A review by joe451_
Essentialism: The Disciplined Pursuit of Less by Greg McKeown

5.0

Achive more with less. When I first heard this, I thought it was just another "Bullshit productivity life hack." This book proved me otherwise. It has convinced me to follow the path of essentialism.

Essentialism is really the definition of good selfishness. It's choosing to say no and saying yes to what's more important. It's cutting all your goals and focusing on what's the most essential right now. It's viewing your time as an assest. Your time is valuable. If u didn't choose how your life goes, someone will do it for you.

Successful people don't do more... they do less. They do only what they really need to do. They cut out any unnecessary distractions. It's important to focus only on one thing, just so you can give it all your energy and progress. It's that simple.

Always ask yourself, what's the most essential right now. What is it that i should remove from my day so i can focus on what really matters only. It requires dedication and discipline to do this. It's the practice of saying NO, saying NO to what really doesn't serve my purpose and meaning.

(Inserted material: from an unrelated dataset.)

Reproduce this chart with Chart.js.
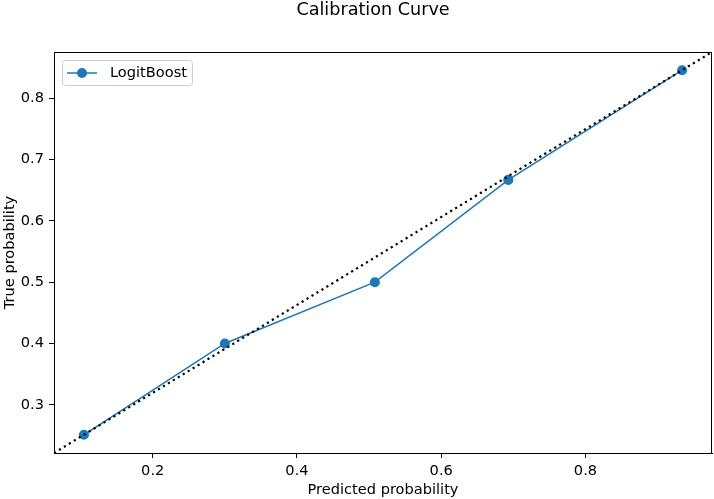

There was a variation for this approach, which i loved so much, too. It said that you can think of your life as a whole, not just the time increments. I'm thinking of it as seasons.... what season am I currently at?? If it's the gym season, so ama go wild at the gym and maintain what's essential (doing the bare minimum effort) while cutting the nonessential. After you finish start another season.

Method
1. Explore. Discern the trivial many from the vital few. Commit and go big on only a few items. Ask 3 questions:
• What do I feel deeply inspired by?
• What am I particularly talented at?
• What meets a significant need in the world?
2. Eliminate. Cut out the trivial many. Say no to social expectations.
3. Execute. Create a system for removing obstacles to execution.

Protect the Asset: Yourself
Our highest priority is to protect our ability to prioritize. This means reducing stress, getting enough sleep, and generally ensuring our mental health.

Selection
• Wait for the best rather than settling for good enough.
• 90% Rule: As you evaluate an option, think of the single most important criterion and rate the option from 0 to 100. If you rate it any lower than 90, change it to 0, and reject it. This prevents indecision and settling.
• Accept only the top 10% of opportunities. Take only those that are exactly what you're looking for.
• If it isn't a clear yes, then it’s a clear no.

Elimination
• When evaluating an opportunity you have, ask, “If I didn't already have this opportunity, what would I be willing to do to acquire it?” If you wouldn’t do much to acquire it, eliminate it.
• Run a reverse pilot: quietly eliminate (or at least scale back) an effort and see if it makes any difference. If it doesn't, eliminate it.